When Yeshua spoke of His second coming during His Olivet discourse, there is a strong probability that He referred to Rosh haShanah when He spoke of that day that no man knows.
But of that day and hour knoweth no man, no, not the angels of heaven, but my Father only.
It is impossible to speculate the exact day or year on which the appointed Rosh haShanah will arrive because of the complications of the existing Jewish calendar. In all probability the year that begins the kingdom will begin when the current Jewish calendar’s Rosh haShanah and the Rosh haShanah decreed by the Heavenly court coincide. Oftentimes, it seems the emphasis is placed on which year, or which date on a given year, this will occur. It is obvious through history and scripture that no one can pinpoint the exact time these events will take place. However, G-d never misses His appointments with man, and it is for us to understand the significance of these Appointed Times and Seasons.

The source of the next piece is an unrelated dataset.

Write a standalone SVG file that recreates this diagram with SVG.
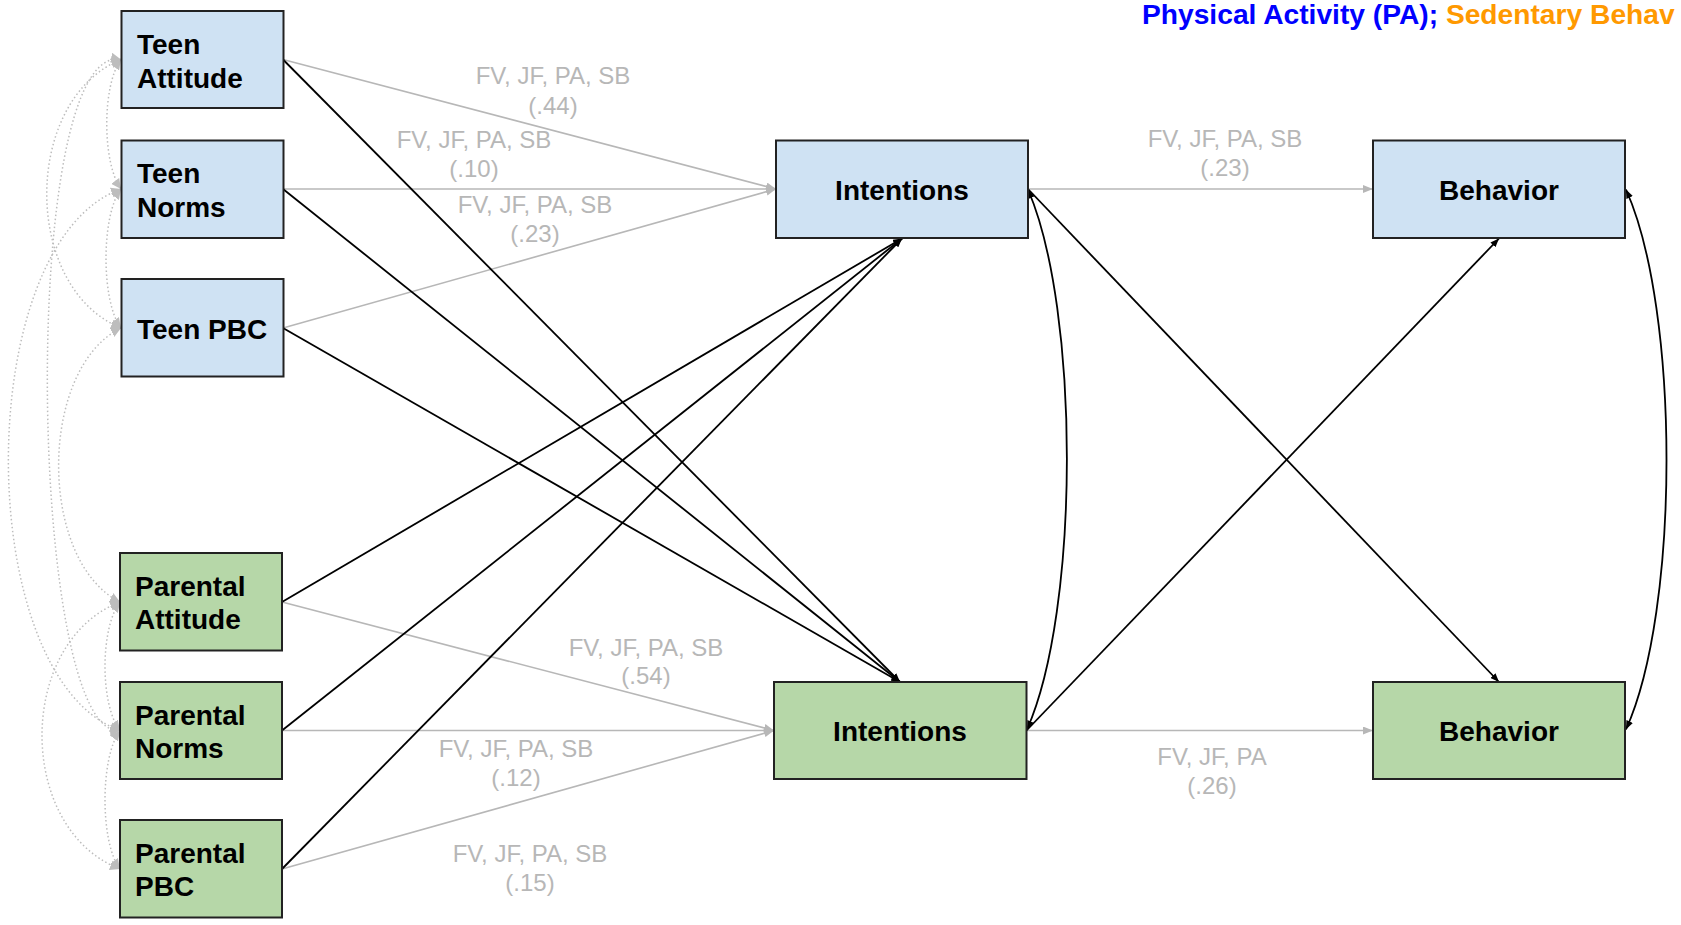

But of the times and the seasons, brethren, ye have no need that I write unto you. For yourselves know perfectly that the day of the L-rd so cometh as a thief in the night. For when they shall say, Peace and safety; then sudden destruction cometh upon them, as travail upon a woman with child; and they shall not escape.But ye, brethren, are not in darkness, that that day should overtake you as a thief. Ye are all the children of light, and the children of the day: we are not of the night, nor of darkness. Therefore let us not sleep, as do others; but let us watch and be sober. For they that sleep sleep in the night; and they that be drunken are drunken in the night. But let us, who are of the day, be sober, putting on the breastplate of faith and love; and for an helmet, the hope of salvation. For G-d hath not appointed us to wrath, but to obtain salvation by our Master Yeshua haMashiach, Who died for us, that, whether we wake or sleep, we should live together with him. Wherefore comfort yourselves together, and edify one another, even as also ye do.